Memory (on Nakba Day)

“It was my 18th birthday. I had gone to get a haircut because we were expecting visitors. There was a bombing at Jaffa clock sq. and I stole my brother’s bike and cycled like never before. It was the area my father worked. I went and the bombing had turned my father into broken limbs.” My grandfather told me as he held tears back. Palestinian men don’t cry he used to say.  “It was a Zionist bombing. And there was baba…one arm in a corner and the rest of his body in another. It was January 4th, so it was cold. I remember seeing a jacket. And I held my fathers dismembered body.” Now in his late 80’s, sido can still recall every gruesome detail.

“That, sweetheart, is the story of thousands of Palestinians. It is our story then, and it is or story now.”

I sat on my grandfather’s couch as he told and re-told me stories of Jaffa pre-1948. Always emphasizing the scent of the mountains, the air and the touch of the soil “Our sweat and blood is in the soil, we are its children, sido.” He would say.

As his memory slowly begins to fail, sometimes mixing up his grandchildren, he can still tell you the stories of Palestine in perfect detail. Explaining every flower prick and the scorching rays of the Summer heat in July. Such recollection acts as the burden and savior of Palestinians. The stories etched within our memories, sliding off the tongues of our forefathers. It is within that memory we find pain, and within that memory we implement our existence.
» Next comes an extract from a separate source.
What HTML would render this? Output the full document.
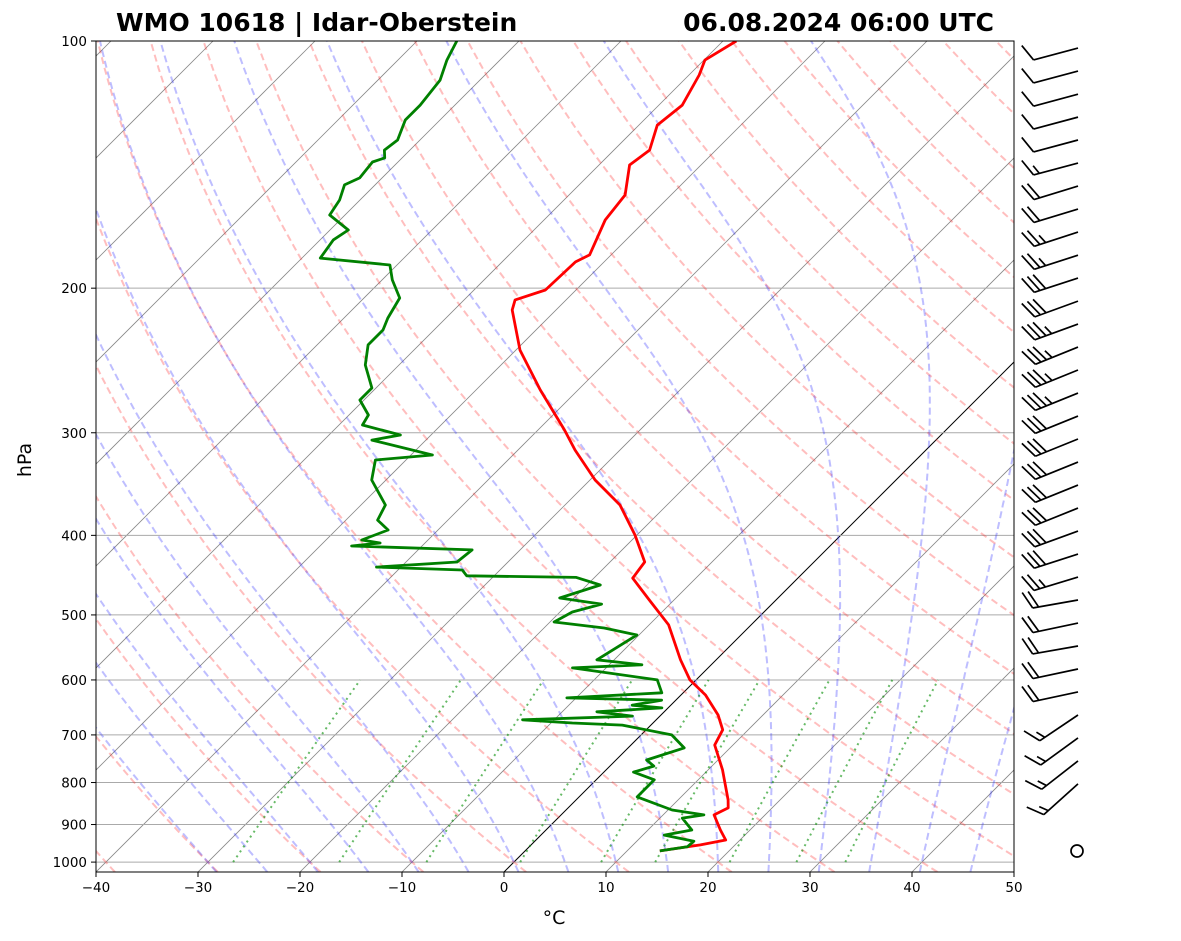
<!DOCTYPE html>
<html><head><meta charset="utf-8"><style>
body{margin:0;background:#fff}
svg{display:block;font-family:"DejaVu Sans","Liberation Sans",sans-serif}
</style></head><body>
<svg id="c" width="1181" height="941" viewBox="0 0 1181 941">
<defs><clipPath id="clip"><rect x="96" y="41" width="918" height="831"/></clipPath></defs>
<g id="bg" clip-path="url(#clip)"></g>
<g id="series" clip-path="url(#clip)"></g>
<rect x="96" y="41" width="918" height="831" fill="none" stroke="#000" stroke-width="1"/>
<g id="axes"></g>
<g id="barbs"></g>
<text x="116" y="31" font-size="25" font-weight="bold">WMO 10618 | Idar-Oberstein</text>
<text x="994" y="31" font-size="25" font-weight="bold" text-anchor="end">06.08.2024 06:00 UTC</text>
<text x="0" y="0" font-size="19" text-anchor="middle" transform="translate(31,460) rotate(-90)">hPa</text>
<text x="554" y="924" font-size="19" text-anchor="middle">°C</text>
</svg>
<script>
const tempP=[100,105.5,110,119.7,126.6,135.8,141.6,154,165.2,182.2,185.8,201,206.7,212.6,237.9,266.1,297.7,314.9,342.5,367.4,399.6,431,450.9,479.6,514,567,600,625.8,662,690,720,772,840,859,876,914,940,953,969];
const tempT=[-58.7,-59.9,-59.0,-57.7,-58.2,-56.5,-57.0,-54.5,-54.0,-52.1,-52.8,-53.0,-55.0,-54.3,-49.6,-43.7,-37.4,-34.4,-29.5,-24.6,-20.2,-16.6,-16.2,-12.4,-8.1,-3.5,-0.6,2.4,5.6,7.5,8.2,11.4,14.9,15.7,15.0,17.1,18.6,16.6,13.2];
const dewP=[100,105.5,111.6,119.7,124.8,132,135.8,138.8,140.4,146.8,149.7,156.2,162.9,169.9,174.7,183.8,187.4,195.4,205.6,217.5,224.9,234.5,248.1,264.6,273.7,285.4,293.5,301.9,306.2,319.3,323.8,342.5,367.4,383.2,394,405.2,408.7,412.1,416.7,431,437.2,440.8,448,450,459.7,476.8,485,495.9,510,518.7,529,567,575,580,600,622,631,635,644,649,656,664,671,677,681,700,726,751,764,777,794,833,864,876,884,914,927,943,958,969];
const dewT=[-86.1,-85.2,-83.9,-83.4,-83.4,-82.2,-82.5,-81.7,-82.5,-82.2,-83.0,-82.0,-81.5,-78.2,-78.7,-78.2,-70.7,-69.0,-66.5,-65.7,-65.0,-65.0,-63.3,-60.4,-60.4,-58.1,-57.7,-53.0,-55.3,-47.9,-53.0,-51.4,-47.6,-46.9,-44.9,-46.5,-44.4,-46.9,-34.7,-35.0,-42.4,-33.7,-32.7,-21.8,-18.7,-21.4,-16.7,-18.8,-19.6,-14.1,-10.2,-11.7,-6.8,-13.3,-3.8,-2.1,-10.9,-1.4,-3.8,-0.6,-6.6,-2.7,-13.1,-7.9,-2.8,3.0,5.5,3.0,4.3,2.9,5.7,5.7,10.4,14.0,12.2,14.3,12.1,15.6,15.5,13.2];
const barbP=[102,108.8,116.1,123.8,132,140.8,150.2,160.2,170.9,182.3,194.4,207.4,221.2,235.9,251.6,268.4,286.3,305.3,325.7,347.4,370.5,395.2,421.5,449.6,479.5,511.5,545.5,581.9,620.6,662,706,753,803];
const barbDir=[255,255,255,255,255,255,253,253,252,252,252,250,250,248,248,248,248,248,248,248,248,250,252,253,260,258,260,258,258,236,234,232,228];
const barbSpd=[10,10,10,10,10,15,20,20,25,25,30,30,35,35,35,35,30,30,30,30,30,30,30,25,20,20,20,20,20,15,15,15,15];
const tickP=[100,200,300,400,500,600,700,800,900,1000];
const tickT=[-40,-30,-20,-10,0,10,20,30,40,50];
const dryT0=[-40,-30,-20,-10,0,10,20,30,40,50,60,70,80,90,100,110,120,130,140,150,160,170,180,190,200];
const moistT0=[-30,-25,-20,-15,-10,-5,0,5,10,15,20,25,30,35,40,45,50];
const mixW=[0.0004,0.001,0.002,0.004,0.007,0.01,0.016,0.024,0.032];

const NS='http://www.w3.org/2000/svg';
const yOf=p=>41+356.6*Math.log(p/100);
const xOf=(T,p)=>96+(T+40)*10.2+(872-yOf(p));
function mk(tag,attrs,parent){const e=document.createElementNS(NS,tag);for(const k in attrs)e.setAttribute(k,attrs[k]);parent.appendChild(e);return e;}
const bg=document.getElementById('bg'),ser=document.getElementById('series'),ax=document.getElementById('axes'),bb=document.getElementById('barbs');
const PB=1028;
for(let T=-120;T<=50;T+=10){const l=mk('line',{x1:xOf(T,PB),y1:yOf(PB),x2:xOf(T,100),y2:yOf(100),stroke:T===0?'#000':'#888','stroke-width':T===0?1:0.8},bg);

}
for(const p of tickP){const l=mk('line',{x1:96,y1:yOf(p),x2:1014,y2:yOf(p),stroke:'#aaa','stroke-width':1},bg);

}
function pathOf(pts){return pts.map((q,i)=>(i?'L':'M')+xOf(q[1],q[0]).toFixed(1)+','+yOf(q[0]).toFixed(1)).join('');}
for(const t0 of dryT0){const pts=[];for(let p=PB;p>=95;p-=10){pts.push([p,(t0+273.15)*Math.pow(p/1000,0.2857)-273.15]);}
const e=mk('path',{d:pathOf(pts),fill:'none',stroke:'rgba(255,40,40,0.3)','stroke-width':2,'stroke-dasharray':'7,4'},bg);

}
function dTdp(T,p){const Tc=T-273.15;const es=6.112*Math.exp(17.67*Tc/(Tc+243.5));const rs=0.622*es/(p-es);
return (287.04*T+2.501e6*rs)/(1005.7+2.501e6*2.501e6*rs*0.622/(287.04*T*T))/p;}
for(const t0 of moistT0){let T=t0+273.15,p=1000;const up=[[p,T-273.15]];
while(p>100){const dp=-2;T+=dTdp(T,p)*dp;p+=dp;up.push([p,T-273.15]);}
let T2=t0+273.15;p=1000;const dn=[];while(p<PB){T2+=dTdp(T2,p)*2;p+=2;dn.push([p,T2-273.15]);}
const pts=dn.reverse().concat(up);
const e=mk('path',{d:pathOf(pts),fill:'none',stroke:'rgba(40,40,255,0.3)','stroke-width':2,'stroke-dasharray':'7,4'},bg);

}
for(const w of mixW){const pts=[];for(let p=1000;p>=600;p-=20){const e=p*w/(0.622+w);const l=Math.log(e/6.112);pts.push([p,243.5*l/(17.67-l)]);}
const e=mk('path',{d:pathOf(pts),fill:'none',stroke:'rgba(0,140,0,0.6)','stroke-width':2,'stroke-dasharray':'2,4'},bg);

}
const tp=mk('path',{d:pathOf(tempP.map((p,i)=>[p,tempT[i]])),fill:'none',stroke:'#f00','stroke-width':2.8,'stroke-linejoin':'round'},ser);


const dp=mk('path',{d:pathOf(dewP.map((p,i)=>[p,dewT[i]])),fill:'none',stroke:'#008000','stroke-width':2.8,'stroke-linejoin':'round'},ser);


for(const p of tickP){const y=yOf(p);mk('line',{x1:91,y1:y,x2:96,y2:y,stroke:'#000'},ax);
const t=mk('text',{x:87,y:y+5,'font-size':13.5,'text-anchor':'end'},ax);t.textContent=p;

}
for(const T of tickT){const x=96+(T+40)*10.2;mk('line',{x1:x,y1:872,x2:x,y2:877,stroke:'#000'},ax);
const t=mk('text',{x:x,y:892,'font-size':13.5,'text-anchor':'middle'},ax);t.textContent=(T<0?'\u2212':'')+Math.abs(T);

}
const BX=1078,L=46;
barbP.forEach((p,i)=>{const y=yOf(p);const d=barbDir[i]*Math.PI/180;const ux=Math.sin(d),uy=-Math.cos(d);
const ex=BX+ux*L,ey=y+uy*L;const g=mk('g',{stroke:'#000','stroke-width':1.7,fill:'none'},bb);


mk('line',{x1:BX,y1:y,x2:ex,y2:ey},g);
const nx=-uy,ny=ux;let nnx=-nx,nny=-ny; if(nny>0){nnx=nx;nny=ny;}
let s=barbSpd[i],k=0;
while(s>=10){const bx=ex-ux*k*6,by=ey-uy*k*6;mk('line',{x1:bx,y1:by,x2:bx+(nnx+ux*0.45)*17,y2:by+(nny+uy*0.45)*17},g);s-=10;k++;}
if(s>=5){if(k===0)k=1;const bx=ex-ux*k*6,by=ey-uy*k*6;mk('line',{x1:bx,y1:by,x2:bx+(nnx+ux*0.45)*9,y2:by+(nny+uy*0.45)*9},g);}
});
const calm=mk('circle',{cx:1077,cy:851,r:6,fill:'none',stroke:'#000','stroke-width':1.7},bb);


</script>
</body></html>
Al-Nakba, unites us as Palestinians, a divided people. 

We remind ourselves and the world that it is not over, that the residue of al-Nakba extends to today and we are here. Disfigured and broken, our identity unites under the catastrophe that has sprinkled us across the globe, between the hostility of new countries and the nostalgia to a home some of us have never seen.

It is the time where we are not Palestinians with Israeli citizenship, we are not Gazan’s or West Bank ID holders. We are not the refugees tormented by the memory we’ve carried through tongues and old keys. We are Palestinians and our memory remains. It is the reminder that we will continue to dig our existence to reclaim our right to scream and echo this is home.

Al-Nakba commemoration transcends the lamentation of our exile and occupation. It is the standing monument that despite the bets, we have not forgotten. “You cannot forget something that is ongoing, and is in your face constantly” Sido would say.

As his body lays wrinkled and arced inwards, my grandfather always implored his grandchildren to write and remember the stories he would tell us. “Carry it in your heart, write and record it. This is what you have” he would whimper between sips of tea, always with extra sugar. “They have scattered us across the world but we are not ash, Sido. We are alive, and breathing. We are the collective memory, and you will hold on to it.”

Nostalgia for a disfigured identity

Palestinian identity is a fluid one. And the Nakba’s residue is not only the result of the Zionist movement, rather it precedes it with the occupation of Palestine by former empires.

However, as a result of the Zionist movement, Palestinian society has been dissected into sections: West Bank (Green ID holders) Palestinians, Gazans, Palestinians with Israeli citizenship, Palestinians with Blue (Jerusalem ID’s), refugees and those in the Diaspora. We know the color of our documents before we can utter the word Palestinian. However, despite the institutionalized efforts and colonial narratives, a time in history unifies us and provides us with close affinity that otherwise may have been destroyed and scattered.

Our very existentialism is buried underneath documents, temporary residences, dual citizenships and homes in foreign countries that we have assimilated into or into states we were banned to integrate within.

Our collective memory is being butchered through the systematic efforts to mutilate our Palestinian consciousness.

This oral narrative passed on through generations acts as a compass for dispossessed Palestinians.

It means that despite the differences in geographical location and different experiences with the occupation, we are still able to construct a collaborative identity weaving within it our mutual narrative. That of our grandparents and parents.

We memorize roads that have been replaced with Hebrew names, now banned from us; and UN resolutions that have failed us; resistance fighters that have died in the name of Palestine and those that have been killed because of their Palestinianism. It is within that memory that we find our identity.